Poor revelers, my wife and I left the party at 11. Frank Shorter, who was staying with us, said Prefontaine would drive him home later, and he did at about 12:30. They sat in Prefontaine's MG on the road above our house and confirmed a date for the three of us to run an easy 10 miles in the morning. Shorter, an attorney now, promised to brief Prefontaine on the legal challenges that might be brought against the AAU's restrictions on free international racing. "Yeah, well, let's go over that tomorrow, when our heads are clear," said Prefontaine and he drove off down the hill.
In the morning the phone rang, waking me, and I learned he was dead. I told Frank. At eight o'clock, the day was still, full of sun and birdsong. From the radio we learned that the accident had happened only a few hundred yards from our house, and we knew Frank had been the last to see him.
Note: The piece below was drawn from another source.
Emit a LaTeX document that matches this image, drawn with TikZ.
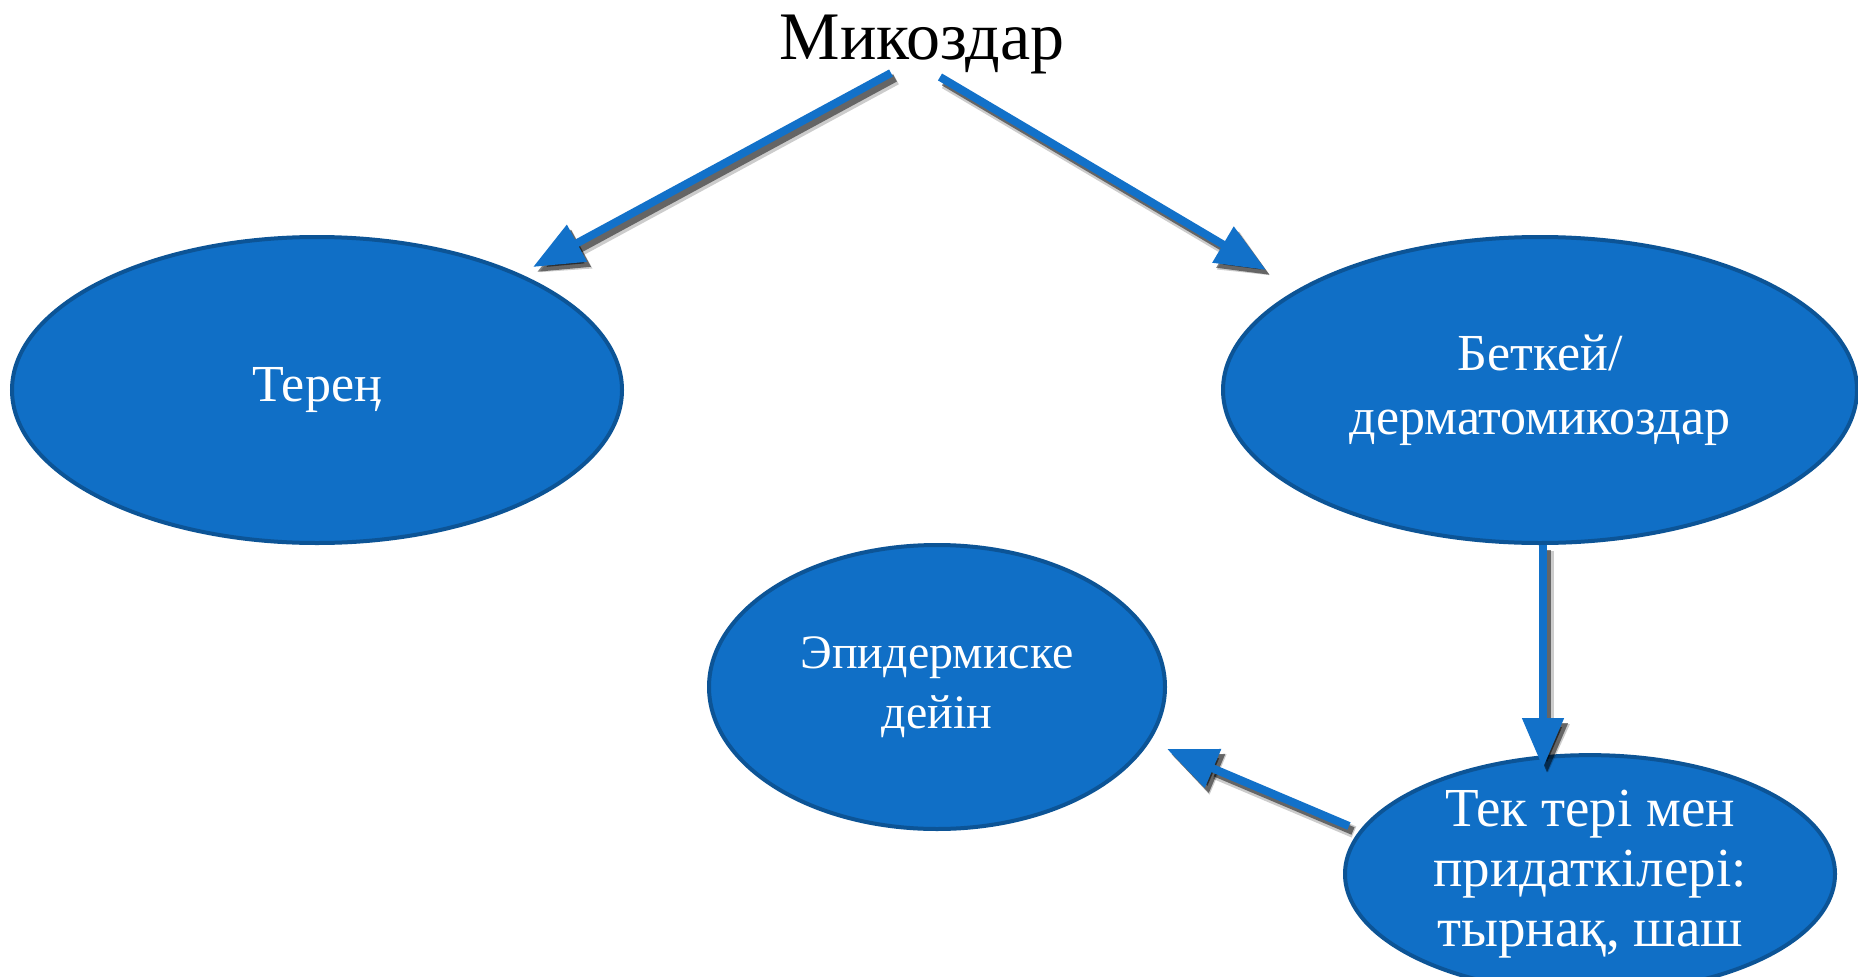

After a few minutes we walked down a path through a neighbor's yard to the road below. The ashes of flares were scattered in the road. On one side, beneath an outcropping of black basalt, there was broken glass and twisted metal strewn among the poison oak. There was blood on the street, a street he had run at least three times a week for six years.
We saw the accident report, which said he was dead at the scene, his chest and stomach crushed under the weight of the overturned car. His blood alcohol content had been found to be .16 percent, a level presumed to significantly impair driving. We always knew that the important thing about his life, that which let him perform as he did, was his prodigious honesty. Because he had never been hypocritical about his use of alchohol, the manner of his death could not diminish that honesty.
Later, after we had spoken to the news people, Frank and I ran. I believe it was a sort of observation of ritual, something that had to be done. We could not have run a step anywhere that Prefontaine had not run. As it happened, we ran softly through the woods skirting Eugene, looking up at the rugged ground under the Bonneville power lines where he did winter training. After we finished a five-mile loop, we kept on, crossing the river over a footbridge where I had once seen Prefontaine crouched behind a tripod and movie camera, waving at a tired runner to sprint toward him out of the cottonwoods, yelling, "Do I have to do everything myself?"
We avoided the road of the accident, coming up the hill to my house another way, a hard climb, feeling the effort, accepting it as the only link left with what Prefontaine had felt and accepted better than any of us.